● Goal: Repeat every line of the listing below exactly, minus the pictures.

● Material for this exercise:
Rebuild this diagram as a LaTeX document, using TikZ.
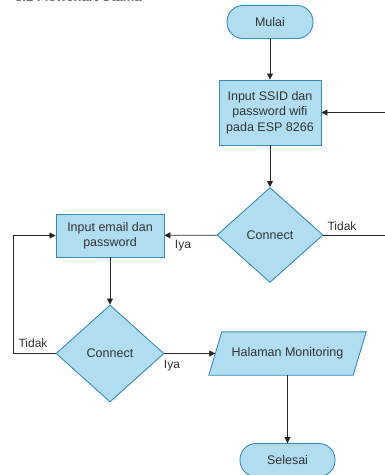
\documentclass[tikz,border=0pt]{standalone}
\usepackage{fontspec}
\setmainfont{Liberation Sans}
\usetikzlibrary{shapes.geometric,arrows.meta,backgrounds}
\definecolor{fillb}{HTML}{B1DDF0}
\definecolor{strokeb}{HTML}{3A8CB5}
\definecolor{txt}{HTML}{333333}
\begin{document}
\begin{tikzpicture}[x=1pt,y=-1pt, font=\fontsize{12.5}{15.5}\selectfont, text=txt,
 blk/.style={draw=strokeb, fill=fillb, line width=0.9pt, align=center, inner sep=0pt},
 term/.style={blk, rectangle, rounded corners=16pt, minimum height=33pt},
 proc/.style={blk, rectangle},
 dec/.style={blk, diamond, minimum width=106pt, minimum height=95pt},
 arr/.style={draw=black!85, line width=0.8pt, -{Triangle[length=6pt,width=6pt]}},
 lbl/.style={font=\fontsize{12}{13}\selectfont, inner sep=0pt}]
\useasboundingbox (0,0) rectangle (385,475);
\node[font=\bfseries\fontsize{13}{15}\selectfont, anchor=base west, inner sep=0pt, text=txt!70] (title) at (15,1.2) {3.2 Flowchart Utama};
\node[term, minimum width=86pt] (start) at (270,22) {Mulai};
\node[proc, minimum width=102pt, minimum height=65pt] (ssid) at (270,112.5) {Input SSID dan\\password wifi\\pada ESP 8266};
\node[dec] (c1) at (270,235) {Connect};
\node[proc, minimum width=108pt, minimum height=43pt, font=\fontsize{12.5}{15}\selectfont] (email) at (110,235.5) {Input email dan\\password};
\node[dec, minimum width=108pt, minimum height=97pt] (c2) at (110,353.5) {Connect};
\node[minimum width=144pt, minimum height=43pt, inner sep=0pt] (hm) at (287.5,353.5) {Halaman Monitoring};
\begin{scope}[on background layer]
\draw[blk] ([xshift=-6.5pt]hm.south west) -- ([xshift=6.5pt]hm.north west) -- ([xshift=6.5pt]hm.north east) -- ([xshift=-6.5pt]hm.south east) -- cycle;
\end{scope}
\node[term, minimum width=95pt] (end) at (287.5,460) {Selesai};
\coordinate (rp) at (395,235);
\coordinate (lp) at (13,353.5);
\draw[arr] (start) -- (ssid);
\draw[arr] (ssid) -- (c1);
\draw[arr] (c1) -- (email);
\draw[arr] (c1.east) -- (rp) |- (ssid.east);
\draw[arr] (email) -- (c2);
\draw[arr] (c2.west) -- (lp) |- (email.west);
\draw[arr] (c2.east) -- (hm.west);
\draw[arr] (hm) -- (end);
\node[lbl] (t1) at (342,226) {Tidak};
\node[lbl] (i1) at (183,246) {Iya};
\node[lbl] (t2) at (33,343) {Tidak};
\node[lbl] (i2) at (172,366) {Iya};
\end{tikzpicture}
\end{document}
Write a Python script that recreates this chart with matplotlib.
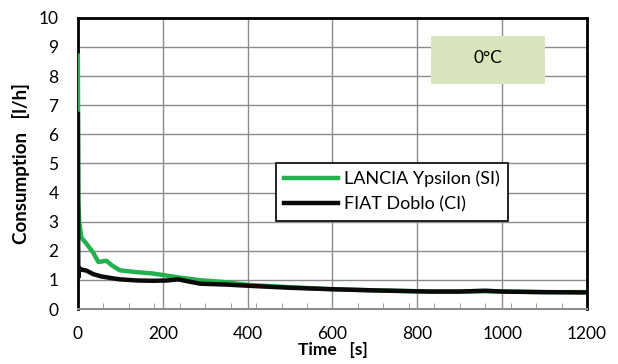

● Full output:
Rebuild this diagram as a LaTeX document, using TikZ.
\documentclass[tikz,border=0pt]{standalone}
\usepackage{fontspec}
\setmainfont{Liberation Sans}
\usetikzlibrary{shapes.geometric,arrows.meta,backgrounds}
\definecolor{fillb}{HTML}{B1DDF0}
\definecolor{strokeb}{HTML}{3A8CB5}
\definecolor{txt}{HTML}{333333}
\begin{document}
\begin{tikzpicture}[x=1pt,y=-1pt, font=\fontsize{12.5}{15.5}\selectfont, text=txt,
 blk/.style={draw=strokeb, fill=fillb, line width=0.9pt, align=center, inner sep=0pt},
 term/.style={blk, rectangle, rounded corners=16pt, minimum height=33pt},
 proc/.style={blk, rectangle},
 dec/.style={blk, diamond, minimum width=106pt, minimum height=95pt},
 arr/.style={draw=black!85, line width=0.8pt, -{Triangle[length=6pt,width=6pt]}},
 lbl/.style={font=\fontsize{12}{13}\selectfont, inner sep=0pt}]
\useasboundingbox (0,0) rectangle (385,475);
\node[font=\bfseries\fontsize{13}{15}\selectfont, anchor=base west, inner sep=0pt, text=txt!70] (title) at (15,1.2) {3.2 Flowchart Utama};
\node[term, minimum width=86pt] (start) at (270,22) {Mulai};
\node[proc, minimum width=102pt, minimum height=65pt] (ssid) at (270,112.5) {Input SSID dan\\password wifi\\pada ESP 8266};
\node[dec] (c1) at (270,235) {Connect};
\node[proc, minimum width=108pt, minimum height=43pt, font=\fontsize{12.5}{15}\selectfont] (email) at (110,235.5) {Input email dan\\password};
\node[dec, minimum width=108pt, minimum height=97pt] (c2) at (110,353.5) {Connect};
\node[minimum width=144pt, minimum height=43pt, inner sep=0pt] (hm) at (287.5,353.5) {Halaman Monitoring};
\begin{scope}[on background layer]
\draw[blk] ([xshift=-6.5pt]hm.south west) -- ([xshift=6.5pt]hm.north west) -- ([xshift=6.5pt]hm.north east) -- ([xshift=-6.5pt]hm.south east) -- cycle;
\end{scope}
\node[term, minimum width=95pt] (end) at (287.5,460) {Selesai};
\coordinate (rp) at (395,235);
\coordinate (lp) at (13,353.5);
\draw[arr] (start) -- (ssid);
\draw[arr] (ssid) -- (c1);
\draw[arr] (c1) -- (email);
\draw[arr] (c1.east) -- (rp) |- (ssid.east);
\draw[arr] (email) -- (c2);
\draw[arr] (c2.west) -- (lp) |- (email.west);
\draw[arr] (c2.east) -- (hm.west);
\draw[arr] (hm) -- (end);
\node[lbl] (t1) at (342,226) {Tidak};
\node[lbl] (i1) at (183,246) {Iya};
\node[lbl] (t2) at (33,343) {Tidak};
\node[lbl] (i2) at (172,366) {Iya};
\end{tikzpicture}
\end{document}
Write a Python script that recreates this chart with matplotlib.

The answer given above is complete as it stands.